Selection of the hyperparameter \(\lambda _{dcp}\)

Fig. 9

Visual comparison with different teachers

Effectiveness of different teachers. To verify the effectiveness of the proposed framework, two other dehazing networks PSD [22] and FFANet [34] are selected as new teachers to replace RIDCP [22] and ENID [22]. The dehazing results of the algorithms with different teachers are shown in Fig. 9. It can be observed that the proposed method generates clean results in terms of less haze residue, for example, in the distant trees in the first example and the building area in the green box of the second example. In Fig. 9b, the dehazed framework with PSD and FFANet as teachers suffers from severe haze residues; the main reason is that FFANet trained with the synthetic dataset cannot generalize well in the real scenes due to the domain shift.
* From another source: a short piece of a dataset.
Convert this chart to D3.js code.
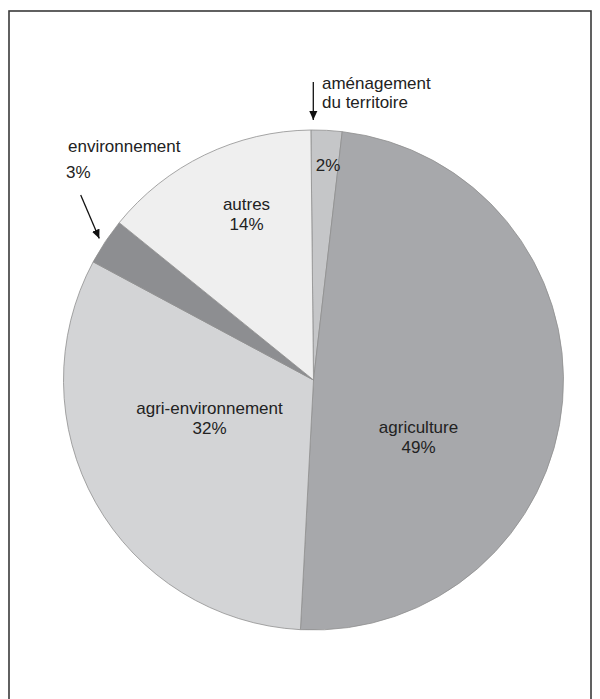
<!DOCTYPE html>
<html>
<head>
<meta charset="utf-8">
<script src="https://cdnjs.cloudflare.com/ajax/libs/d3/7.8.5/d3.min.js"></script>
<style>
  html, body { margin: 0; padding: 0; background: #fff; }
  svg { display: block; }
</style>
</head>
<body>
<div id="chart"></div>
<script>
// data, clockwise from 12 o'clock
var categories = ['aménagement du territoire', 'agriculture', 'agri-environnement', 'environnement', 'autres'];
var shares = [2, 49, 32, 3, 14];
var shareLabels = ['2%', '49%', '32%', '3%', '14%'];
var fills = ['#c5c6c8', '#a7a8ab', '#d3d4d6', '#8d8e91', '#efefef'];

var width = 600, height = 699;
var cx = 313.5, cy = 380, radius = 250;
var start = -0.6 * Math.PI / 180;

var svg = d3.select('#chart')
  .append('svg')
    .attr('width', width)
    .attr('height', height)
    .attr('font-family', '"Liberation Sans", Arial, Helvetica, sans-serif')
    .attr('font-size', 17)
    .attr('fill', '#222');

// frame, open at the bottom like the scan
svg.append('rect')
  .attr('x', 9).attr('y', 11)
  .attr('width', 582).attr('height', 720)
  .attr('fill', 'none')
  .attr('stroke', '#3a3a3a')
  .attr('stroke-width', 1.6);

var pie = d3.pie()
  .sort(null)
  .value(function(d) { return d; })
  .startAngle(start)
  .endAngle(start + 2 * Math.PI);

var arc = d3.arc().innerRadius(0).outerRadius(radius);

var g = svg.append('g').attr('transform', 'translate(' + cx + ',' + cy + ')');

g.selectAll('path')
  .data(pie(shares))
  .enter().append('path')
    .attr('d', arc)
    .attr('fill', function(d, i) { return fills[i]; })
    .attr('stroke', '#8f8f8f')
    .attr('stroke-width', 0.8)
    .attr('stroke-linejoin', 'round');

// labels inside the slices (offsets from pie center)
var inside = [
  { i: 0, lines: [shareLabels[0]], dx: 14.5, dy: 171 - cy },
  { i: 1, lines: ['agriculture', shareLabels[1]], dx: 105, dy: 433 - cy },
  { i: 2, lines: ['agri-environnement', shareLabels[2]], dx: -104, dy: 414 - cy },
  { i: 4, lines: ['autres', shareLabels[4]], dx: -67, dy: 210 - cy }
];

inside.forEach(function(l) {
  var t = g.append('text')
    .attr('text-anchor', 'middle')
    .attr('x', l.dx)
    .attr('y', l.dy);
  l.lines.forEach(function(s, k) {
    t.append('tspan')
      .attr('x', l.dx)
      .attr('dy', k === 0 ? 0 : 19.5)
      .text(s);
  });
});

// callouts outside
var words = categories[0].split(' ');
var top1 = svg.append('text').attr('x', 322).attr('y', 89);
top1.append('tspan').attr('x', 322).text(words[0]);
top1.append('tspan').attr('x', 322).attr('dy', 18.5).text(words.slice(1).join(' '));

svg.append('text').attr('x', 68).attr('y', 152).text(categories[3]);
svg.append('text').attr('x', 66).attr('y', 178).text(shareLabels[3]);

svg.append('defs').append('marker')
    .attr('id', 'head')
    .attr('viewBox', '0 0 10 10')
    .attr('refX', 10).attr('refY', 5)
    .attr('markerWidth', 9).attr('markerHeight', 9)
    .attr('markerUnits', 'userSpaceOnUse')
    .attr('orient', 'auto')
  .append('path')
    .attr('d', 'M0,0.5 L10,5 L0,9.5 Z')
    .attr('fill', '#111');

svg.append('line')
  .attr('x1', 313.3).attr('y1', 82)
  .attr('x2', 313.3).attr('y2', 120)
  .attr('stroke', '#111').attr('stroke-width', 1.3)
  .attr('marker-end', 'url(#head)');

svg.append('line')
  .attr('x1', 80.7).attr('y1', 195)
  .attr('x2', 99.3).attr('y2', 238.5)
  .attr('stroke', '#111').attr('stroke-width', 1.3)
  .attr('marker-end', 'url(#head)');
</script>
</body>
</html>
Although the synthetic-to-realistic dehazing method PSD improves the performance on the real-world hazy images, it tends to cause color distortion in some regions of the dehazed results, such as the regions in the red box of the second example. Compared to existing methods, the proposed dehazing algorithm can generate the best perceptual haze-free images with high-quality details.

Conclusion

In this paper, we propose a joint dual-teacher distillation and unsupervised fusion framework for unpaired real-world hazy images. An unsupervised fusion scheme for the dehazing results of two teachers is proposed with the generative adversarial network to assist the student in training. Specially, the unpaired clean images are further enhanced to overcome the dim artifacts that occurred in the dehazing task. We conduct comprehensive experiments to verify the superiority of the proposed method in terms of no-reference image quality assessment and the parameters. In the future, we will explore the unsupervised domain adaptation and the depth map to deal with dense haze removal, especially in the distant region.